■ **Dataset entries**
■ ■ ■ ■ ■

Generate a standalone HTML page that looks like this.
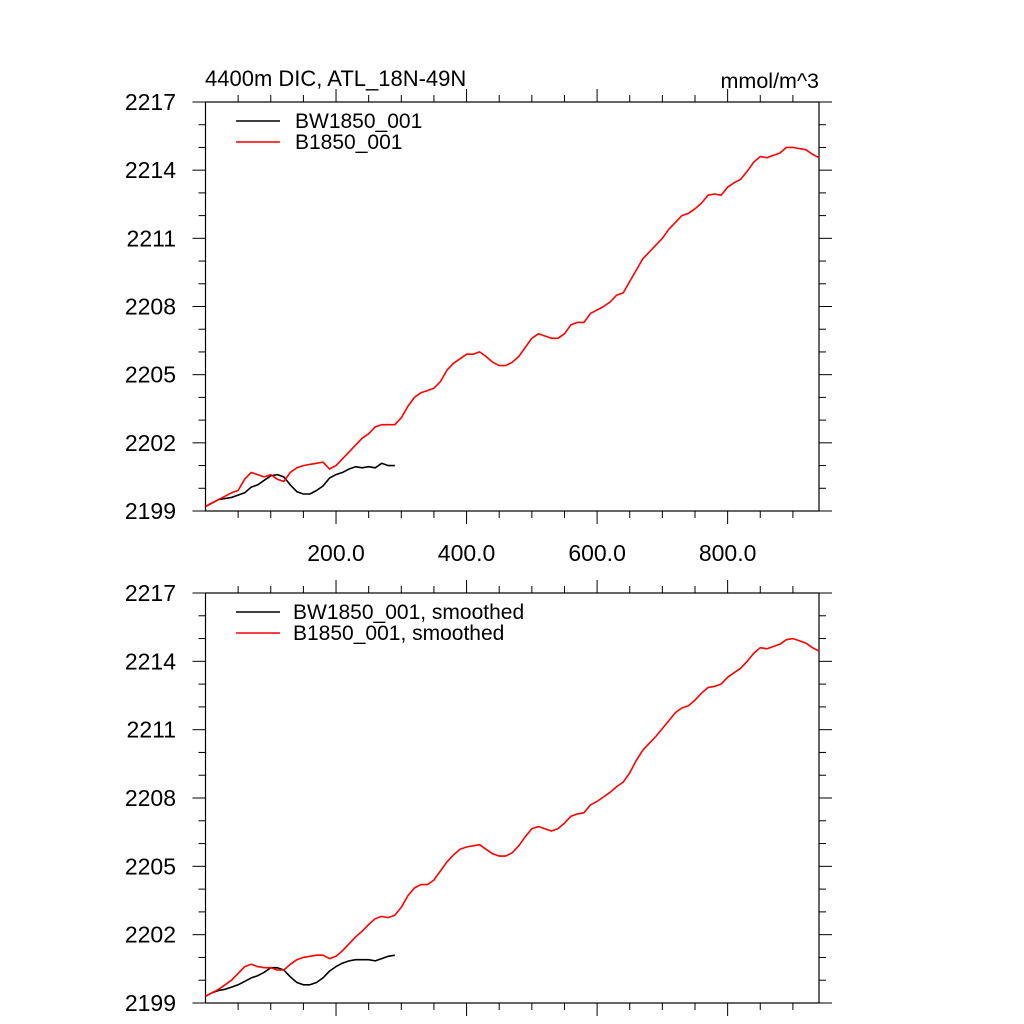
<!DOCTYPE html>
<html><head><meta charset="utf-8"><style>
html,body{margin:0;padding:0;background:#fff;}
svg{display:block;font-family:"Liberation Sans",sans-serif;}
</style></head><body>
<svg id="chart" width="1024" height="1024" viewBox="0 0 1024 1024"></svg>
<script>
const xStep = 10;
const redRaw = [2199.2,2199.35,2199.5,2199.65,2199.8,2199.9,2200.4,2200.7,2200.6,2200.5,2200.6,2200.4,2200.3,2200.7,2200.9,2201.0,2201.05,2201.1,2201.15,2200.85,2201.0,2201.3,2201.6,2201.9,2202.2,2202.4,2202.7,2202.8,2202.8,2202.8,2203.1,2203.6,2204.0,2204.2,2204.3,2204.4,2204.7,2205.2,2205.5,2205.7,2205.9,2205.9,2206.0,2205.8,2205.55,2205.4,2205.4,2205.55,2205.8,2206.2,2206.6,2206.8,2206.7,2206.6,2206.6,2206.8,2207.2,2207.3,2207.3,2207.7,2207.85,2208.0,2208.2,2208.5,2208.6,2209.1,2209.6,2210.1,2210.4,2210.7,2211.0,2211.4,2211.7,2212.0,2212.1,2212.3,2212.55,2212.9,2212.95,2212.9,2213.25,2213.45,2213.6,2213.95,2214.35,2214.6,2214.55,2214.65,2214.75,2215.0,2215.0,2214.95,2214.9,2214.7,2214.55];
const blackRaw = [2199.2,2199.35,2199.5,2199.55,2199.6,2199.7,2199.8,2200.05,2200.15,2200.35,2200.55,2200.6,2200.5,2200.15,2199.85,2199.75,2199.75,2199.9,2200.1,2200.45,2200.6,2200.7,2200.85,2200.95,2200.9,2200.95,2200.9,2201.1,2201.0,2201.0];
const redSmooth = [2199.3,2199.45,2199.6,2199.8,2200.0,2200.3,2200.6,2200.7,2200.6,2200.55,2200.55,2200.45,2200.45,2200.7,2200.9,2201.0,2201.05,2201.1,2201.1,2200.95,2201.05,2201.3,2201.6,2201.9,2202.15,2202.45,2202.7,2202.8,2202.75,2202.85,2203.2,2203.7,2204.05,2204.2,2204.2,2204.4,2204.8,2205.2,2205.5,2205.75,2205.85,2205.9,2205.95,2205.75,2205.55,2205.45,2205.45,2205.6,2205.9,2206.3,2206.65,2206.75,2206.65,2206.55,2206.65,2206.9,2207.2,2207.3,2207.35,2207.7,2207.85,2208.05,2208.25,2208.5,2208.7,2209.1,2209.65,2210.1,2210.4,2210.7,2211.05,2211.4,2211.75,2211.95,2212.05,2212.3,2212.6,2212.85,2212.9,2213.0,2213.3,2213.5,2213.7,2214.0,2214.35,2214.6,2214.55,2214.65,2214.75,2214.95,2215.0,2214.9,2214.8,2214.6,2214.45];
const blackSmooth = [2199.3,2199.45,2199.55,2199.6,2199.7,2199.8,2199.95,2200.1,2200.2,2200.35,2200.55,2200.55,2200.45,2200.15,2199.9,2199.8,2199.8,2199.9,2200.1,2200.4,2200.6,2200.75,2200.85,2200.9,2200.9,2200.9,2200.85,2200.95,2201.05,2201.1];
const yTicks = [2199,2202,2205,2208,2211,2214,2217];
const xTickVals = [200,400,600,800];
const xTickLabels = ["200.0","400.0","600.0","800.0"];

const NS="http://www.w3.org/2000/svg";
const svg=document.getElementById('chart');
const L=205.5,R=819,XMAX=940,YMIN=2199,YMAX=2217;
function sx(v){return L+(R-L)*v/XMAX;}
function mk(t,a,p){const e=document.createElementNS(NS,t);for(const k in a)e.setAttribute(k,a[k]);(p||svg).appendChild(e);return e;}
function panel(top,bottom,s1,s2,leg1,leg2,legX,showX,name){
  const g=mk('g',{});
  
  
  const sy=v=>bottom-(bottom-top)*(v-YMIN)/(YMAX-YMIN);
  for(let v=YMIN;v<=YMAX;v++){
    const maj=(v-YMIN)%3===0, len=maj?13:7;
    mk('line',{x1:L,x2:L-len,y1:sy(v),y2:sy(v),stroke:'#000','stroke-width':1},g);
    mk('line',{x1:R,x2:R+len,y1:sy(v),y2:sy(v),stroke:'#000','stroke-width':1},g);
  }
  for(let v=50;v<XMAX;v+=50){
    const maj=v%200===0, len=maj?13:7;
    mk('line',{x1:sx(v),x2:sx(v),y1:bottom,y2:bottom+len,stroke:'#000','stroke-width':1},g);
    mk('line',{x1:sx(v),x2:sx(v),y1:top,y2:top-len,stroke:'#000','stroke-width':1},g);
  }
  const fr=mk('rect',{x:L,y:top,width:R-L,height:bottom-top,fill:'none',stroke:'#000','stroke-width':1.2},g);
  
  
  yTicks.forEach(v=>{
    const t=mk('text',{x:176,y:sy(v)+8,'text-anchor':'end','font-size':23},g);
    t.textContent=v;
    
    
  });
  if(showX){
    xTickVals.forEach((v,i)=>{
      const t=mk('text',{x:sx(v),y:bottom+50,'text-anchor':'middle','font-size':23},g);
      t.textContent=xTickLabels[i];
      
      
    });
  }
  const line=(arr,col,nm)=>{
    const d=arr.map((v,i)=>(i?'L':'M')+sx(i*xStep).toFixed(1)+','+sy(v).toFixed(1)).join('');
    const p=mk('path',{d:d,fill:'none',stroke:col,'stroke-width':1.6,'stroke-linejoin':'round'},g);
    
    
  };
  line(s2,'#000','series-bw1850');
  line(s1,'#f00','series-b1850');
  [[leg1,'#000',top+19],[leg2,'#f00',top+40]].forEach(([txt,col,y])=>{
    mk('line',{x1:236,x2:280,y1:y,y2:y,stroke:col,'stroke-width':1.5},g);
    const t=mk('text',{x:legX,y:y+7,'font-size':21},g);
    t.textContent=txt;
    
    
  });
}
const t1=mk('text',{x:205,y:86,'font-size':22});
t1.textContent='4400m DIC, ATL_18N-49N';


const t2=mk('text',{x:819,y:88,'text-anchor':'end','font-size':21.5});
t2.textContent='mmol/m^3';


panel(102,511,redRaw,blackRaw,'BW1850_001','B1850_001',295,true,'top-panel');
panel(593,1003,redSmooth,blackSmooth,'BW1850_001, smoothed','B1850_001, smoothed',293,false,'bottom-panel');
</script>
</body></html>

■ ■ ■ ■ ■

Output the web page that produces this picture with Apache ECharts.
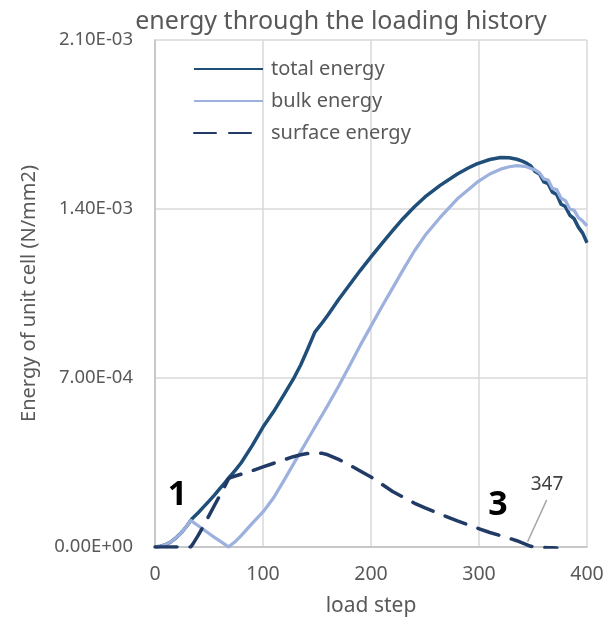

■ ■ ■ ■ ■

■ **What is required**
Show the lines that mention the word "this".

■ **In response**
Generate a standalone HTML page that looks like this.
Output the web page that produces this picture with Apache ECharts.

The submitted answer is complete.